Way of the Exploding Fist from Melbourne House crashed through the 8-bit barrier without care or consequence - making all other titles released that year seem sedate in comparison. The superb array of moves, realistic graphics, visceral sound effects (featuring a wonderfully shrill Bruce Lee sound sample from Enter The Dragon) and flawless cross-platform performance brought the tournament fighter into people's homes with a vengeance.
The scrolling fighter struggled to translate as well as the tournament games, however, and just as the arcades had done, most of the home system's code was put to work on player-versus-player titles. Bringing home the coin-op fighters became the most desirable option for software houses, and the tide of dynamic, violent and wonderfully engaging beat-'em-ups was just coming in.
In the arcades, the one-on-one continued to ingratiate itself with the kung fu movie fanatics in Konami's 1985 camp classic, Yie Ar Kung Fu (translated from Mandarin as "One Two Kung Fu"!). Pitting Oolong against a variety of diverse antagonists (including the first female characters to appear in a tournament beat-'em-up - long before the famous Chun Li) perfectly exemplified the kitsch frolics of '70s Honk Kong cinema, and provided a damn entertaining fighter to boot.
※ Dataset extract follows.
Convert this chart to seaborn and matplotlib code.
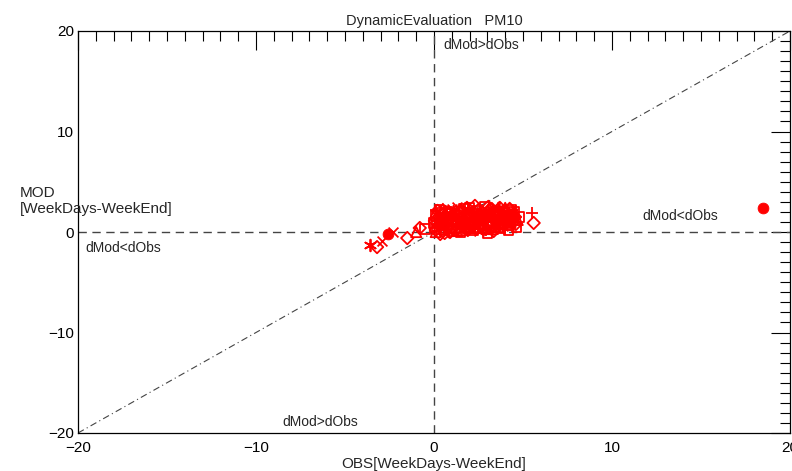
import matplotlib
matplotlib.use("Agg")
import matplotlib.pyplot as plt
import seaborn as sns
from matplotlib.ticker import MultipleLocator

sns.set_theme(style="white")
plt.rcParams['font.family'] = ['Liberation Sans', 'DejaVu Sans']

title = "DynamicEvaluation   PM10"
xlabel = "OBS[WeekDays-WeekEnd]"
ylabel = "MOD\n[WeekDays-WeekEnd]"

diam_x = [0.1, 0.3, 0.5, 0.8, 1.0, 1.2, 1.5, 1.7, 2.0, 2.2, 2.5, 2.7, 3.0, 3.2, 3.5, 3.8, 4.0, 4.3, 4.6, 5.6, -0.8, -1.5, -3.2, 0.6, 1.9, 2.8, 3.6,
          0.05, 0.35, 0.65, 0.95, 1.25, 1.55, 1.85, 2.15, 2.45, 2.75, 3.05, 3.35, 3.65, 3.95, 4.25, 4.55, 0.2, 0.9, 1.6, 2.3, 3.0, 3.7, 4.4]
diam_y = [0.2, 1.5, 0.8, 1.9, 0.4, 1.2, 2.0, 0.6, 1.5, 0.9, 2.2, 1.3, 0.7, 2.3, 1.6, 1.0, 2.1, 1.4, 0.8, 0.9, 0.4, -0.6, -1.5, -0.1, 0.2, 0.4, 0.6,
          1.1, -0.2, 2.0, 1.4, 0.2, 0.9, 2.4, 0.5, 1.0, 1.9, 2.5, 0.1, 1.2, 0.7, 2.3, 1.5, 2.1, 0.0, 1.4, 2.6, 1.6, 2.4, 0.9]

tri_x = [0.2, 0.4, 0.7, 0.9, 1.1, 1.4, 1.6, 1.8, 2.1, 2.4, 2.6, 2.9, 3.1, 3.4, 3.7, 3.9, 4.2, 4.5, -1.0, 0.05, 1.3, 2.3, 3.3, 4.7,
         0.1, 0.5, 0.85, 1.2, 1.5, 1.9, 2.2, 2.6, 2.95, 3.3, 3.6, 4.0, 4.3, 0.3, 1.0, 1.7, 2.4, 3.1, 3.8]
tri_y = [1.0, 0.3, 1.7, 0.5, 2.1, 1.0, 0.2, 1.8, 1.2, 0.4, 1.9, 1.5, 2.4, 0.9, 1.8, 1.3, 0.7, 1.9, 0.0, 1.8, 0.1, 2.0, 0.3, 1.2,
         0.0, 2.3, 1.2, 0.8, 2.3, 0.4, 1.6, 0.9, 0.3, 2.2, 0.5, 2.4, 1.0, 0.9, 1.3, 1.2, 1.5, 1.9, 0.8]

sq_x = [0.15, 0.45, 0.75, 1.05, 1.35, 1.65, 1.95, 2.25, 2.55, 2.85, 3.15, 3.45, 3.75, 4.05, 4.35, 4.65, -0.5, 0.0, 2.0, 3.0, 4.8,
        0.3, 0.6, 1.0, 1.3, 1.7, 2.1, 2.4, 2.8, 3.2, 3.5, 3.9, 4.2, 4.5, 0.1, 0.8, 1.5, 2.2, 2.9, 3.6, 4.3]
sq_y = [0.6, 1.9, 1.1, 0.1, 1.6, 2.3, 0.8, 1.7, 0.5, 2.5, 1.1, 2.0, 0.4, 1.6, 2.2, 0.5, 0.3, 0.9, 2.4, -0.1, 1.5,
        2.2, 0.2, 1.8, 1.1, 0.5, 1.4, 2.1, 1.2, 0.6, 1.5, 1.9, 0.2, 2.0, 1.6, 0.7, 0.0, 0.2, 1.7, 0.9, 1.3]

cross_x = [0.25, 0.55, 0.85, 1.15, 1.45, 1.75, 2.05, 2.35, 2.65, 2.95, 3.25, 3.55, 3.85, 4.15, 4.45, -2.3, -2.9, 1.0, 2.5, 3.4,
           0.15, 0.45, 0.8, 1.3, 1.6, 2.0, 2.5, 2.8, 3.1, 3.5, 3.9, 4.3, 4.6]
cross_y = [1.3, 2.2, 0.9, 1.5, 0.6, 2.1, 0.3, 1.4, 2.0, 0.9, 1.7, 1.2, 2.3, 1.0, 1.6, 0.0, -0.9, 2.3, 0.1, 0.5,
           0.4, 1.7, 1.6, 2.5, 1.0, 1.1, 1.2, 2.4, 0.2, 2.5, 0.6, 2.2, 1.1]

plus_x = [0.35, 0.65, 0.95, 1.25, 1.55, 1.85, 2.15, 2.45, 2.75, 3.05, 3.35, 3.65, 3.95, 4.25, 4.55, 5.5, 0.1, 1.6, 2.9, 4.0]
plus_y = [0.5, 1.4, 2.0, 0.7, 1.3, 0.4, 1.9, 0.8, 1.6, 2.1, 1.4, 0.6, 2.0, 1.1, 0.9, 1.9, 2.2, 1.0, 0.2, 0.3]

ast_x = [-3.6, 0.5, 1.2, 1.9, 2.6, 3.3, 4.0, 4.4, 0.8, 2.2, 3.6]
ast_y = [-1.3, 1.0, 1.7, 2.3, 1.1, 1.9, 1.5, 2.0, 0.1, 0.6, 2.4]

dot_x = [18.5, -2.6, 0.4, 1.5, 2.4, 3.2, 4.1]
dot_y = [2.4, -0.2, 1.2, 1.1, 1.4, 1.5, 1.1]

fig = plt.figure(figsize=(7.92, 4.71), dpi=100)
ax = fig.add_axes([78 / 792, 1 - 433 / 471, (790 - 78) / 792, (433 - 31) / 471])

red = "#ff0000"
open_groups = [(diam_x, diam_y, 'D', 40), (tri_x, tri_y, '^', 55), (sq_x, sq_y, 's', 45)]
for gx, gy, m, s in open_groups:
    sns.scatterplot(x=gx, y=gy, marker=m, s=s, facecolor='none', edgecolor=red,
                    linewidth=1.3, ax=ax, zorder=3)
line_groups = [(cross_x, cross_y, 'x', 50), (plus_x, plus_y, '+', 70), (ast_x, ast_y, (6, 2, 0), 70)]
for gx, gy, m, s in line_groups:
    sns.scatterplot(x=gx, y=gy, marker=m, s=s, color=red, linewidth=1.3, ax=ax, zorder=3)
sns.scatterplot(x=dot_x, y=dot_y, marker='o', s=60, color=red, edgecolor=red, ax=ax, zorder=3)

ax.plot([-20, 20], [-20, 20], color="#444444", lw=0.8, ls=(0, (6, 3, 1, 3)), zorder=1)
ax.axhline(0, color="#444444", lw=1.0, ls=(0, (6, 4)), zorder=1)
ax.axvline(0, color="#444444", lw=1.0, ls=(0, (6, 4)), zorder=1)

ax.set_xlim(-20, 20)
ax.set_ylim(-20, 20)
ax.xaxis.set_major_locator(MultipleLocator(10))
ax.xaxis.set_minor_locator(MultipleLocator(1))
ax.yaxis.set_major_locator(MultipleLocator(10))
ax.yaxis.set_minor_locator(MultipleLocator(1))
ax.tick_params(which='both', direction='in', top=True, right=True, colors='black',
               labelsize=11, width=0.8)
ax.tick_params(which='major', length=14)
ax.tick_params(which='minor', length=7)
ax.tick_params(axis='x', which='major', pad=6)
ax.tick_params(axis='y', which='major', pad=3)
for sp in ax.spines.values():
    sp.set_color('black')
    sp.set_linewidth(0.9)

ax.set_title(title, fontsize=10.5, pad=4)
ax.set_xlabel(xlabel, fontsize=11, labelpad=1)
fig.text(20 / 792, 1 - 201 / 471, ylabel, fontsize=11, ha='left', va='center', linespacing=1.15)

ax.text(0.5, 18.6, "dMod>dObs", fontsize=10, ha='left', va='center')
ax.text(11.7, 1.6, "dMod<dObs", fontsize=10, ha='left', va='center')
ax.text(-19.6, -1.6, "dMod<dObs", fontsize=10, ha='left', va='center')
ax.text(-8.5, -18.9, "dMod>dObs", fontsize=10, ha='left', va='center')

fig.savefig("out.png", dpi=100, facecolor='white')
Yie Ar Kung Fu marked yet another highly significant, if indefinable benchmark in the fighting game's steady evolution. Kung Fu Master had found its way (somewhat lamentably) onto the majority of 8-bit systems, but it's universally lacklustre gameplay didn't do much to progress the genre. Yie Ar Kung Fu, on the other hand, was a categorical success - supported by a wealth of faithful conversions that, coupled with the growing critical success of Way of the Exploding Fist, pushed the beat-'em-up's cause to new heights of respect and recognition.
By 1985, the fighting game genre was fully propagated, ready to complete its gradual evolutionary process and over the next five years beat-'em-ups would rule the gaming world. The fight had begun, but the battle was far from over.
"The key to immortality is living a life worth remembering." - Bruce Lee
When following the sparse chronology of beat-'em-ups, fighting games, one-on-one tournaments and scrolling fighters - whatever you want to call them - there initially appears little to see. But this is a genre that's developed slowly and carefully; biding its time until the technology and audience were harmonised and ready to tolerate its presence.
For the cynical and sectarian, the fighting game genre proves most negative arguments against the value of computer and videogames to be true, but makes no apologies in doing so. Its guttural expression of the raw human animal - free from manmade restrictions of guilt, morality and mercy - is the reason gamers have immersed themselves in the violent, crude, irrational and savage fantasies these games unabashedly deliver.
From our now-distant perspective we can follow a bloodstained breadcrumb trail back through our gaming heritage and see that fighting games were an evolutionary inevitability, and a vital part of gaming history that has supported both players and developers through 25 years of supreme entertainment.